⌁ How this book wants to be read
The book
that is slower
than you are.
I started this book because I was tired. Not the kind of tired you fix with a holiday. The kind you fix by remembering that watching a kettle boil is, in fact, a complete activity.
For most of my life I tried to be fast. I went to MIT to study architecture. I went to Harvard to study anthropology. I lived in Shanghai for ten years. I missed three deadlines, broke two relationships, and drank a great deal of coffee. The world, as far as I could tell, rewarded speed. So I gave it speed.
And then, very slowly, I noticed the things I was missing.
I noticed that the most interesting people I knew did not speak first. I noticed that the best architects I had read about — Louis Kahn, Tadao Ando, Geoffrey Bawa — were the ones who had waited the longest before drawing the first line. I noticed that my father, who never socialised and carried his lunch in a tea flask, was the calmest person in any room.
Slowness is not laziness. Slowness is the discipline of looking long enough to see the whole thing.

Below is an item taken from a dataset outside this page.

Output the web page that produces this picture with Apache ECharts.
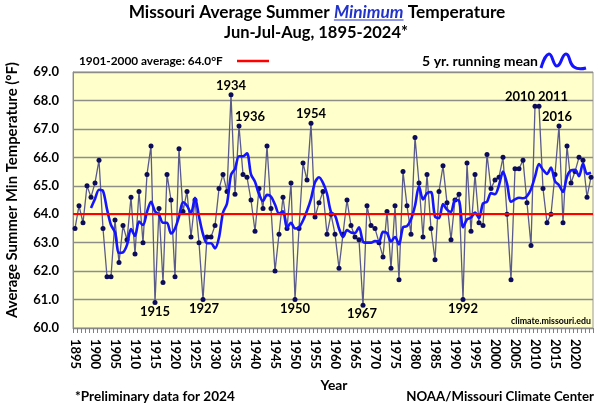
<!DOCTYPE html>
<html><head><meta charset="utf-8">
<script src="https://cdn.jsdelivr.net/npm/echarts@6/dist/echarts.min.js"></script>
<style>html,body{margin:0;padding:0;background:#fff}#c{width:600px;height:405px}</style>
</head><body><div id="c"></div>
<script>
// ---------- DATA ----------
const years = ['1895','1896','1897','1898','1899','1900','1901','1902','1903','1904','1905','1906','1907','1908','1909','1910','1911','1912','1913','1914','1915','1916','1917','1918','1919','1920','1921','1922','1923','1924','1925','1926','1927','1928','1929','1930','1931','1932','1933','1934','1935','1936','1937','1938','1939','1940','1941','1942','1943','1944','1945','1946','1947','1948','1949','1950','1951','1952','1953','1954','1955','1956','1957','1958','1959','1960','1961','1962','1963','1964','1965','1966','1967','1968','1969','1970','1971','1972','1973','1974','1975','1976','1977','1978','1979','1980','1981','1982','1983','1984','1985','1986','1987','1988','1989','1990','1991','1992','1993','1994','1995','1996','1997','1998','1999','2000','2001','2002','2003','2004','2005','2006','2007','2008','2009','2010','2011','2012','2013','2014','2015','2016','2017','2018','2019','2020','2021','2022','2023','2024'];
const minTemps = [63.5,64.3,63.7,65.0,64.6,65.1,65.9,63.5,61.8,61.8,63.8,62.3,63.6,63.1,64.6,62.6,64.8,63.0,65.4,66.4,60.9,64.2,61.6,65.4,64.5,61.8,66.3,64.1,64.8,63.2,64.5,63.0,61.0,63.2,63.2,63.6,64.9,65.4,64.8,68.2,64.7,67.1,65.4,65.3,64.5,63.4,64.9,64.2,66.4,64.2,62.0,63.3,64.6,63.5,65.1,61.0,63.5,65.8,65.2,67.2,63.9,64.4,64.8,63.3,64.0,63.3,62.1,63.3,64.5,63.6,63.2,63.1,60.8,64.3,63.6,63.5,63.0,62.5,64.1,62.1,64.3,61.7,65.5,64.3,63.3,66.7,65.1,63.2,65.4,63.5,62.4,64.8,65.7,64.4,63.1,64.5,64.7,61.0,65.8,63.4,65.4,63.7,63.6,66.1,64.9,65.2,65.3,66.0,64.0,61.7,65.6,65.6,65.9,64.4,62.9,67.8,67.8,64.9,63.7,64.0,65.4,67.1,63.7,66.4,65.1,65.5,66.0,65.9,64.6,65.3];
const tickYears = ['1895','1900','1905','1910','1915','1920','1925','1930','1935','1940','1945','1950','1955','1960','1965','1970','1975','1980','1985','1990','1995','2000','2005','2010','2015','2020'];
const yTicks = [60,61,62,63,64,65,66,67,68,69];
const centuryAverage = 64.0;
const runningWindow = 5;
const labelTop = ['1934','1936','1954','2010','2011','2016'];
const labelBottom = ['1915','1927','1950','1967','1992'];

// ---------- STYLE ----------
const FONT = 'Lato';
const labelShift = {'1936':[11,0],'2010':[-15,0],'2011':[14,0],'2016':[-2,0],'1927':[1,0],'1967':[-1,0]};

// running mean (trailing, as defined by "5 yr. running mean")
const runMean = minTemps.map((v,i)=>{
  if (i < runningWindow-1) return '-';
  let s = 0; for (let k=i-runningWindow+1;k<=i;k++) s += minTemps[k];
  return +(s/runningWindow).toFixed(3);
});

const ctx = document.createElement('canvas').getContext('2d');
function meas(t, size, style){ ctx.font = (style||'') + ' bold ' + size + 'px ' + FONT; return ctx.measureText(t).width; }
function fit(t, w, style){ return 100*w/meas(t,100,style); }

// title pieces
const t1a = 'Missouri Average Summer ', t1b = 'Minimum', t1c = ' Temperature';
const tw100 = meas(t1a,100)+meas(t1b,100,'italic')+meas(t1c,100);
const tSize = 100*377/tw100;
const wa = meas(t1a,tSize), wb = meas(t1b,tSize,'italic'), wc = meas(t1c,tSize);
const tx0 = 317 - (wa+wb+wc)/2;

function txt(x,y,text,size,opt){
  opt = opt||{};
  return {type:'text', x:x, y:y, rotation:opt.rot||0, z:10,
    style:{text:text, fontSize:size, fontWeight:'bold', fontStyle:opt.italic?'italic':'normal', fontFamily:FONT,
      fill:opt.color||'#000', align:opt.align||'left', verticalAlign:'middle'}};
}

const annual = minTemps.map((v,i)=>{
  const y = years[i];
  const pos = labelTop.includes(y) ? 'top' : (labelBottom.includes(y) ? 'bottom' : null);
  if (!pos) return v;
  return {value:v, label:{show:true, position:pos, distance:0, offset:labelShift[y]||[0,0],
    formatter:y, fontSize:13, fontWeight:'bold', color:'#000', fontFamily:FONT}};
});

const chart = echarts.init(document.getElementById('c'), null, {renderer:'canvas'});
chart.setOption({
  animation:false,
  backgroundColor:'#ffffff',
  textStyle:{fontFamily:FONT},
  grid:{left:73, right:7, top:72, bottom:77, show:true, backgroundColor:'#FFFFCC', borderColor:'#9a9a9a', borderWidth:1, containLabel:false},
  xAxis:{type:'category', data:years, boundaryGap:true,
    axisLine:{lineStyle:{color:'#8a8a8a', width:1}},
    axisTick:{show:true, interval:0, length:5, lineStyle:{color:'#808080', width:1}},
    axisLabel:{interval:(i,v)=>tickYears.includes(v), rotate:-90, margin:11, fontSize:13, fontWeight:'bold', color:'#000', fontFamily:FONT},
    splitLine:{show:false}},
  yAxis:{type:'value', min:yTicks[0], max:yTicks[yTicks.length-1], interval:1,
    axisLine:{show:true, lineStyle:{color:'#8a8a8a'}}, axisTick:{show:false},
    axisLabel:{formatter:v=>v.toFixed(1), fontSize:13, fontWeight:'bold', color:'#000', margin:14, fontFamily:FONT},
    splitLine:{lineStyle:{color:'#8e8e86', width:1.3}}},
  series:[
    {type:'line', name:'annual', data:annual, symbol:'circle', symbolSize:5, showAllSymbol:true,
      lineStyle:{color:'#5a5a8c', width:1.3}, itemStyle:{color:'#0c0c5a'}, z:2, label:{show:false}},
    {type:'line', name:'avg', data:[], z:3,
      markLine:{silent:true, symbol:['none','none'], label:{show:false},
        lineStyle:{color:'#ff0000', type:'solid', width:2}, data:[{yAxis:centuryAverage}]}},
    {type:'line', name:'mean', data:runMean, smooth:0.3, symbol:'none', connectNulls:false,
      lineStyle:{color:'#1414ff', width:2.6}, z:4}
  ],
  graphic:[
    txt(tx0, 12, t1a, tSize),
    txt(tx0+wa, 12, t1b, tSize, {italic:true, color:'#2233cc'}),
    {type:'line', z:10, shape:{x1:tx0+wa, y1:20, x2:tx0+wa+wb, y2:20}, style:{stroke:'#2233cc', lineWidth:1.2}},
    txt(tx0+wa+wb, 12, t1c, tSize),
    txt(316, 33, 'Jun-Jul-Aug, 1895-2024*', fit('Jun-Jul-Aug, 1895-2024*',184), {align:'center'}),
    txt(79, 61, '1901-2000 average: 64.0°F', fit('1901-2000 average: 64.0°F',144)),
    {type:'line', z:10, shape:{x1:237, y1:61, x2:269, y2:61}, style:{stroke:'#ff0000', lineWidth:2.5}},
    txt(538, 61, '5 yr. running mean', fit('5 yr. running mean',116), {align:'right'}),
    {type:'polyline', z:10, shape:{points:[[541,68],[549,54],[557,66],[566,54],[574,67],[586,68]], smooth:0.5},
      style:{stroke:'#1414ff', lineWidth:3, fill:null}},
    txt(12, 190, 'Average Summer Min Temperature (°F)', fit('Average Summer Min Temperature (°F)',256), {align:'center', rot:Math.PI/2}),
    txt(334, 386, 'Year', fit('Year',27), {align:'center'}),
    txt(75, 397, '*Preliminary data for 2024', fit('*Preliminary data for 2024',160)),
    txt(594, 397, 'NOAA/Missouri Climate Center', fit('NOAA/Missouri Climate Center',188), {align:'right'}),
    txt(591, 321, 'climate.missouri.edu', fit('climate.missouri.edu',80), {align:'right'})
  ]
});
</script></body></html>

This book is a collection of small things I have learned by going slower than I was supposed to. There are ten movements. Each is short. Each is paired with a piece of art that is in the public domain — meaning it belongs to all of us, the way the sky and the alphabet belong to all of us.
You can read it cover to cover, but you do not have to. The pieces are short on purpose. Most of them are 250 to 600 words. I have learned that almost everything worth saying can be said on a single page; the rest is throat-clearing.
If you only have one minute today, read one aphorism. If you have ten, read one essay. If you have an evening, give it the evening. The book will not get up and leave.
— Non, written from a desk by the Yangtze, finished by the Chao Phraya, edited at six thousand metres above the Pacific.